Imperial College/11 September 2008

Dry Lab

Histogram of Velocity

• Tracked 23 cells (most were just running)
• The figure below shows the velocity (per frame) distribution of cells.
• We found that there were very few cells which were actually tumbling. Since we are going to use EpsE to control swimming motility of B. subtilis by stopping it, we have considered modelling it using 2 methods:
  • Velocity distribution: In this method, we track cells, and obtain a plot of run velocity of the wild type cells. Upon known EpsE expression, we obtain another plot and compare the velocity distributions. This method focuses on EpsE acting to slow down the motility of B. subtilis.
  • % of cells with swimming motility: In this method, we do not track cells, but count them over several frames to obtain the fraction of cells which are motile within a population. In this case we assume that when we combine the number of videos captured, it is representative of the entire population. If we see a significant drop in % of motile cells, we thus confirm EpsE's capability of disengaging the bacteria flagellar from its motor.
• Since we are unable to successfully identify tumbling phase from running phase, we will only investigate its run velocity.
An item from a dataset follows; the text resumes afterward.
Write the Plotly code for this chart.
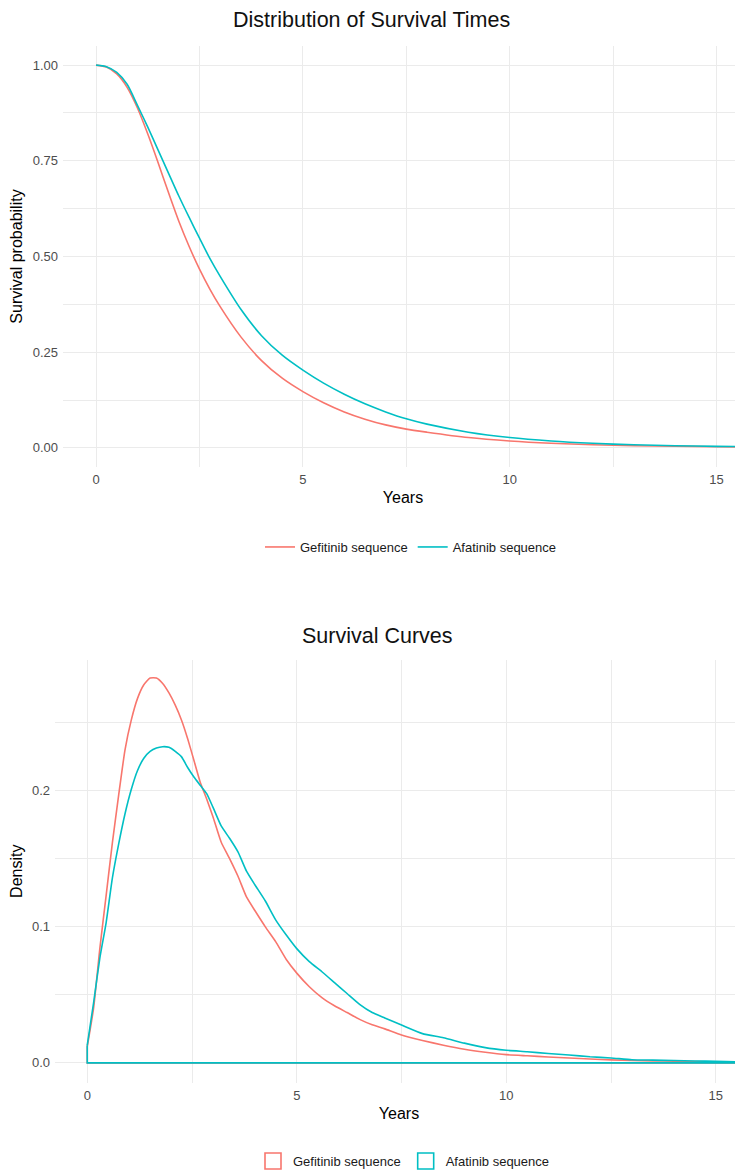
import plotly.graph_objects as go

# ---------------- data ----------------
series_names = ["Gefitinib sequence", "Afatinib sequence"]
series_colors = ["#F8766D", "#00BFC4"]

# Top panel: survival probability by year
surv_years = [0, 0.25, 0.5, 0.75, 1.0, 1.25, 1.5, 1.75, 2.0, 2.25, 2.5, 2.75, 3.0, 3.5, 4.0,
              4.5, 5.0, 5.5, 6.0, 6.5, 7.0, 7.5, 8.0, 9.0, 10.0, 11.0, 12.0, 13.0, 14.0, 15.0, 16.0]
surv_gefitinib = [1.0, 0.995, 0.977, 0.942, 0.888, 0.820, 0.745, 0.667, 0.592, 0.526, 0.467, 0.415,
                  0.369, 0.290, 0.228, 0.182, 0.147, 0.118, 0.094, 0.075, 0.060, 0.049, 0.041, 0.027,
                  0.018, 0.012, 0.0082, 0.0057, 0.0041, 0.003, 0.0022]
surv_afatinib = [1.0, 0.996, 0.981, 0.950, 0.895, 0.838, 0.778, 0.718, 0.658, 0.602, 0.548, 0.495,
                 0.448, 0.362, 0.293, 0.242, 0.203, 0.169, 0.140, 0.115, 0.094, 0.076, 0.062, 0.041,
                 0.027, 0.018, 0.012, 0.008, 0.0056, 0.004, 0.003]

# Bottom panel: density of survival times
dens_years = [0, 0.15, 0.3, 0.45, 0.6, 0.75, 0.9, 1.05, 1.2, 1.35, 1.5, 1.65, 1.8, 1.95, 2.1, 2.25,
              2.4, 2.55, 2.7, 2.85, 3.0, 3.2, 3.4, 3.6, 3.8, 4.0, 4.25, 4.5, 4.75, 5.0, 5.3, 5.6,
              5.9, 6.2, 6.5, 6.8, 7.1, 7.5, 8.0, 8.5, 9.0, 9.5, 10.0, 10.5, 11.0, 11.5, 12.0, 12.5,
              13.0, 13.5, 14.0, 14.5, 15.0, 15.5, 16.0]
dens_gefitinib = [0.012, 0.040, 0.084, 0.123, 0.162, 0.197, 0.230, 0.252, 0.268, 0.278, 0.283, 0.283,
                  0.279, 0.272, 0.263, 0.252, 0.238, 0.222, 0.206, 0.194, 0.181, 0.162, 0.150, 0.137,
                  0.122, 0.112, 0.100, 0.089, 0.076, 0.066, 0.056, 0.048, 0.042, 0.037, 0.032, 0.028,
                  0.025, 0.0205, 0.0165, 0.013, 0.010, 0.0078, 0.0061, 0.0052, 0.0043, 0.0036, 0.0028,
                  0.0022, 0.0017, 0.0015, 0.0012, 0.0009, 0.0007, 0.0005, 0.0004]
dens_afatinib = [0.013, 0.044, 0.077, 0.103, 0.136, 0.161, 0.183, 0.201, 0.215, 0.224, 0.229, 0.2315,
                 0.2325, 0.232, 0.229, 0.225, 0.217, 0.210, 0.204, 0.198, 0.188, 0.174, 0.165, 0.155,
                 0.141, 0.131, 0.119, 0.105, 0.094, 0.084, 0.0744, 0.067, 0.059, 0.051, 0.043, 0.037,
                 0.033, 0.0278, 0.0215, 0.0185, 0.0145, 0.0112, 0.0093, 0.0082, 0.0069, 0.0058, 0.0045,
                 0.0036, 0.0023, 0.0020, 0.0017, 0.0014, 0.0012, 0.0008, 0.0006]

surv_y_ticks = [0, 0.25, 0.5, 0.75, 1.0]
dens_y_ticks = [0, 0.1, 0.2]
x_ticks = [0, 5, 10, 15]

# ---------------- figure ----------------
# the page body has an 8px default margin, so the figure is shifted by 8px;
# it is made a little taller than the window so the bottom legend is cut like the original
OFF = 8
W, H = 743 - OFF, 1192 - OFF
FONT = "Liberation Sans, Arial, Helvetica, sans-serif"
GRID = "#EBEBEB"
TICKC = "#4D4D4D"


def px_x(p):
    return (p - OFF) / W


def px_y(p):
    return 1 - (p - OFF) / H


fig = go.Figure()

for name, col, vals in zip(series_names, series_colors, [surv_gefitinib, surv_afatinib]):
    fig.add_trace(go.Scatter(
        x=surv_years, y=vals, mode="lines", name=name,
        line=dict(color=col, width=1.6, shape="spline", smoothing=0.7),
        xaxis="x", yaxis="y", legend="legend", hoverinfo="skip"))

for name, col, vals in zip(series_names, series_colors, [dens_gefitinib, dens_afatinib]):
    # baseline and left edge of the density outline
    fig.add_trace(go.Scatter(
        x=[dens_years[-1], dens_years[0], dens_years[0]], y=[0, 0, vals[0]],
        mode="lines", showlegend=False, line=dict(color=col, width=1.6),
        xaxis="x2", yaxis="y2", hoverinfo="skip"))
    # density curve
    fig.add_trace(go.Scatter(
        x=dens_years, y=vals, mode="lines", showlegend=False,
        line=dict(color=col, width=1.6, shape="spline", smoothing=0.5),
        xaxis="x2", yaxis="y2", hoverinfo="skip"))

for name, col in zip(series_names, series_colors):
    fig.add_trace(go.Scatter(
        x=[None], y=[None], mode="markers", name=name,
        marker=dict(symbol="square-open", size=16, color=col, line=dict(width=1.6, color=col)),
        xaxis="x2", yaxis="y2", legend="legend2"))

common_x = dict(
    tickmode="array", tickvals=x_ticks, ticktext=[str(v) for v in x_ticks],
    showgrid=True, gridcolor=GRID, gridwidth=1.3,
    minor=dict(dtick=2.5, tick0=0, showgrid=True, gridcolor=GRID, gridwidth=0.7),
    zeroline=False, showline=False, ticks="",
    tickfont=dict(family=FONT, size=13, color=TICKC),
    title=dict(text="Years", font=dict(family=FONT, size=16, color="#000000"), standoff=5),
    automargin=False, fixedrange=True, ticklabelstandoff=3,
)

common_y = dict(
    showgrid=True, gridcolor=GRID, gridwidth=1.3,
    zeroline=False, showline=False, ticks="",
    tickfont=dict(family=FONT, size=13, color=TICKC),
    automargin=False, fixedrange=True, ticklabelstandoff=4,
)

fig.update_layout(
    width=W, height=H,
    margin=dict(l=0, r=0, t=0, b=0),
    paper_bgcolor="white", plot_bgcolor="white",
    font=dict(family=FONT),
    xaxis=dict(common_x, domain=[px_x(63), 1], anchor="y", range=[-0.80, 15.64]),
    yaxis=dict(
        common_y,
        domain=[px_y(467), px_y(46)], anchor="x", range=[-0.05, 1.05],
        tickmode="array", tickvals=surv_y_ticks, ticktext=[f"{v:.2f}" for v in surv_y_ticks],
        minor=dict(dtick=0.125, tick0=0, showgrid=True, gridcolor=GRID, gridwidth=0.7),
        title=dict(text="Survival probability", font=dict(family=FONT, size=16, color="#000000"), standoff=6),
    ),
    xaxis2=dict(common_x, domain=[px_x(55), 1], anchor="y2", range=[-0.77, 15.65]),
    yaxis2=dict(
        common_y,
        domain=[px_y(1083), px_y(659.5)], anchor="x2", range=[-0.0148, 0.2966],
        tickmode="array", tickvals=dens_y_ticks, ticktext=[f"{v:.1f}" for v in dens_y_ticks],
        minor=dict(dtick=0.05, tick0=0, showgrid=True, gridcolor=GRID, gridwidth=0.7),
        title=dict(text="Density", font=dict(family=FONT, size=16, color="#000000"), standoff=6),
    ),
    legend=dict(orientation="h", x=px_x(411), xanchor="center", y=px_y(547), yanchor="middle",
                font=dict(family=FONT, size=13, color="#1a1a1a"), bgcolor="rgba(0,0,0,0)",
                itemclick=False, itemdoubleclick=False),
    legend2=dict(orientation="h", x=px_x(404), xanchor="center", y=px_y(1161), yanchor="middle",
                 font=dict(family=FONT, size=13, color="#1a1a1a"), bgcolor="rgba(0,0,0,0)",
                 itemclick=False, itemdoubleclick=False),
    annotations=[
        dict(text="Distribution of Survival Times", x=px_x(371), y=px_y(20), xref="paper", yref="paper",
             xanchor="center", yanchor="middle", showarrow=False,
             font=dict(family=FONT, size=21.5, color="#111111")),
        dict(text="Survival Curves", x=px_x(377), y=px_y(636), xref="paper", yref="paper",
             xanchor="center", yanchor="middle", showarrow=False,
             font=dict(family=FONT, size=21.5, color="#111111")),
    ],
)

fig.write_html("out.html", config={"displayModeBar": False})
Thus we will be extracting a series of frame-by-frame run velocities of each bacteria, and for each bacteria we take the mean of its velocity. Therefore, one bacteria contributes to only a single data point.
• On the issue of which cells to track, we have decided to ignore dead cells, but we must take note of the % of cells with swimming motility. This excludes cells which drift. We have defined cells with swimming motility as cells which travel in the direction of their longitudinal axis.
• More cells will be tracked tomorrow and over the weekend.